God describes us as a trinity: spirit, soul and body (1Th 5:23), comparable to the way He’s revealed Himself as Father, Son and Holy Ghost. (Mt 28:19) This should come as no surprise; an image is a likeness. But are we a soul with a spirit and a body, or a body with a spirit and a soul, or a spirit with a soul and a body? What, in essence, defines us?
Clearly, we’re not our body (Lk 12:4); we’re much more than this.
Are we then a spirit with a soul and a body? The Psalmist views his spirit as something within himself, distinct from his core self. (Ps 143:4) Stephen, upon his death, seems to view his spirit as something conveying him to Christ, but something he has, not what he is. (Act_7:59)
When God created Adam and breathed into him, man “became a living soul.” (Ge 2:7) The essence of our identify appears to be revealed here: we’re souls with bodies and spirits. Our spirit is evidently formed along with our soul and comprises our spiritual temple, being inseparably linked with our souls, through which we know and feel. (1Co_2:11)
It’s our souls that sin, not our bodies or spirits (Ez 18:4), so it’s our souls which need atonement. (Le 17:11)
We can speak to our souls as ourselves, the essence of who we are (Lk 12:19), the source of our motivations, thoughts and intentions. Death is requiring our soul to leave our body. (Lk 12:20) If we lose our soul (Mt 16:26), we lose our very selves. (Lk 9:25)
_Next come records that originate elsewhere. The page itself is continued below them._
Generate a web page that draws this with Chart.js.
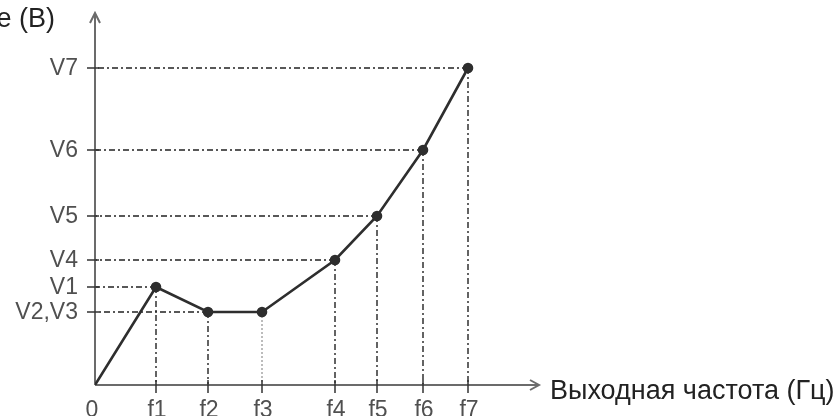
<!DOCTYPE html>
<html>
<head>
<meta charset="utf-8">
<script src="https://cdn.jsdelivr.net/npm/chart.js@4/dist/chart.umd.min.js"></script>
<style>
  html, body { margin: 0; padding: 0; background: #fff; overflow: hidden; }
  #wrap { width: 835px; height: 416px; }
</style>
</head>
<body>
<div id="wrap"><canvas id="vfChart" width="835" height="416"></canvas></div>
<script>
// V/F curve points (arbitrary units)
const freqLabels = ['0', 'f1', 'f2', 'f3', 'f4', 'f5', 'f6', 'f7'];
const freqValues = [0, 61, 113, 167, 240, 282, 328, 373];
const voltLabels = ['', 'V1', 'V2,V3', '', 'V4', 'V5', 'V6', 'V7'];
const voltValues = [0, 98, 73, 73, 125, 169, 235, 317];

const xAxisTitle = 'Выходная частота (Гц)';
const yAxisTitle = 'Выходное напряжение (В)';

const X_MAX = 444;
const Y_MAX = 372;

const points = freqValues.map((f, i) => ({ x: f, y: voltValues[i] }));

const axisColor = '#6b6b6b';
const lineColor = '#2e2e2e';
const labelColor = '#505050';

const schemePlugin = {
    id: 'scheme',
    beforeDatasetsDraw(chart) {
        const { ctx, scales: { x, y } } = chart;
        const x0 = x.getPixelForValue(0);
        const y0 = y.getPixelForValue(0);
        ctx.save();
        ctx.lineWidth = 1.4;
        // dashed guides from each point to the axes
        for (let i = 1; i < freqValues.length; i++) {
            const px = x.getPixelForValue(freqValues[i]);
            const py = y.getPixelForValue(voltValues[i]);
            ctx.strokeStyle = i === 3 ? '#a0a0a0' : '#222';
            ctx.setLineDash(i === 3 ? [2, 2] : [6, 3, 2, 3]);
            ctx.beginPath();
            ctx.moveTo(px, py);
            ctx.lineTo(px, y0);
            if (voltLabels[i]) {
                ctx.moveTo(px, py);
                ctx.lineTo(x0, py);
            }
            ctx.stroke();
        }
        ctx.setLineDash([]);

        // axes with open arrow heads
        ctx.strokeStyle = axisColor;
        ctx.lineWidth = 2;
        const xEnd = x.getPixelForValue(X_MAX);
        const yEnd = y.getPixelForValue(Y_MAX);
        ctx.beginPath();
        ctx.moveTo(x0, y0);
        ctx.lineTo(xEnd, y0);
        ctx.moveTo(xEnd - 9, y0 - 5);
        ctx.lineTo(xEnd, y0);
        ctx.lineTo(xEnd - 9, y0 + 5);
        ctx.moveTo(x0, y0);
        ctx.lineTo(x0, yEnd);
        ctx.moveTo(x0 - 5, yEnd + 10);
        ctx.lineTo(x0, yEnd);
        ctx.lineTo(x0 + 5, yEnd + 10);
        ctx.stroke();

        // tick marks
        ctx.strokeStyle = '#333';
        ctx.lineWidth = 1.5;
        ctx.beginPath();
        for (let i = 1; i < freqValues.length; i++) {
            const px = x.getPixelForValue(freqValues[i]);
            ctx.moveTo(px, y0 - 5);
            ctx.lineTo(px, y0 + 8);
            if (voltLabels[i]) {
                const py = y.getPixelForValue(voltValues[i]);
                ctx.moveTo(x0 - 8, py);
                ctx.lineTo(x0 + 4, py);
            }
        }
        ctx.stroke();

        // tick labels
        ctx.fillStyle = labelColor;
        ctx.font = '23px "Liberation Sans", Arial, sans-serif';
        ctx.textAlign = 'center';
        ctx.textBaseline = 'alphabetic';
        freqLabels.forEach((lab, i) => {
            const dx = i === 0 ? -3 : 1;
            ctx.fillText(lab, x.getPixelForValue(freqValues[i]) + dx, 417);
        });
        ctx.textAlign = 'right';
        ctx.textBaseline = 'middle';
        voltLabels.forEach((lab, i) => {
            if (lab) ctx.fillText(lab, x0 - 17, y.getPixelForValue(voltValues[i]) + 1);
        });

        // axis titles
        ctx.fillStyle = '#222';
        ctx.font = '27px "Liberation Sans", Arial, sans-serif';
        ctx.textAlign = 'left';
        ctx.textBaseline = 'alphabetic';
        ctx.fillText(xAxisTitle, xEnd + 11, y0 + 14);
        ctx.textAlign = 'right';
        ctx.fillText(yAxisTitle, 55, 27);
        ctx.restore();
    }
};

new Chart(document.getElementById('vfChart'), {
    type: 'scatter',
    data: {
        datasets: [{
            data: points,
            showLine: true,
            borderColor: lineColor,
            borderWidth: 2.6,
            backgroundColor: lineColor,
            pointRadius: points.map((p, i) => i === 0 ? 0 : 4),
            pointHoverRadius: 4,
            tension: 0
        }]
    },
    options: {
        responsive: false,
        animation: false,
        layout: { padding: { left: 95, right: 296, top: 13, bottom: 31 } },
        scales: {
            x: { type: 'linear', min: 0, max: X_MAX, display: false },
            y: { type: 'linear', min: 0, max: Y_MAX, display: false }
        },
        plugins: {
            legend: { display: false },
            tooltip: { enabled: false }
        }
    },
    plugins: [schemePlugin]
});
</script>
</body>
</html>
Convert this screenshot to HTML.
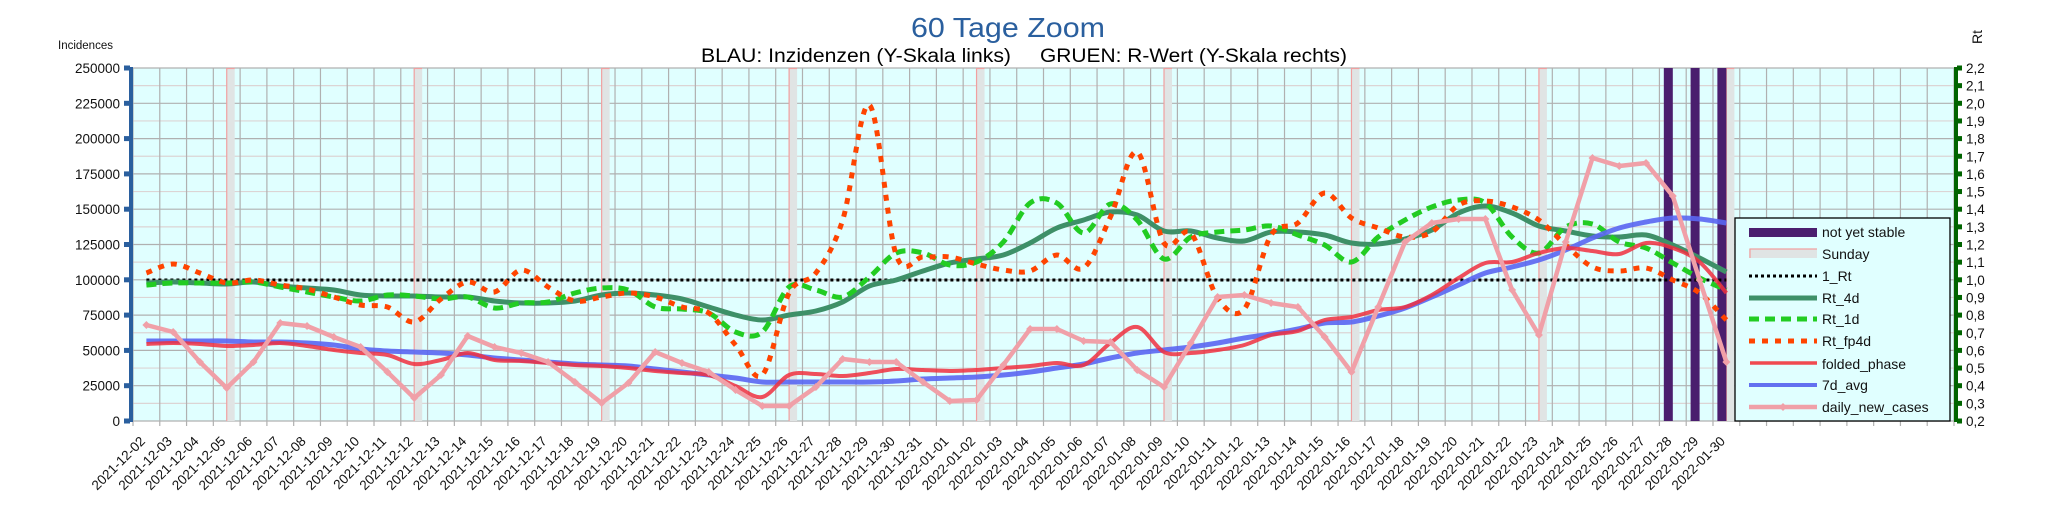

So, becoming, growing, improving ourselves, who we are, is in our souls, not our minds or bodies (1Ti 4:8); we evolve through our choices, which mold and reveal us. We’re eternal soul beings headed toward eternity, to only one of two possible ends. We’re designed to be gods (Ps 82:6), but we can make ourselves into fiends. (Jn 6:70) Choose wisely: every choice we make shapes us in eternity.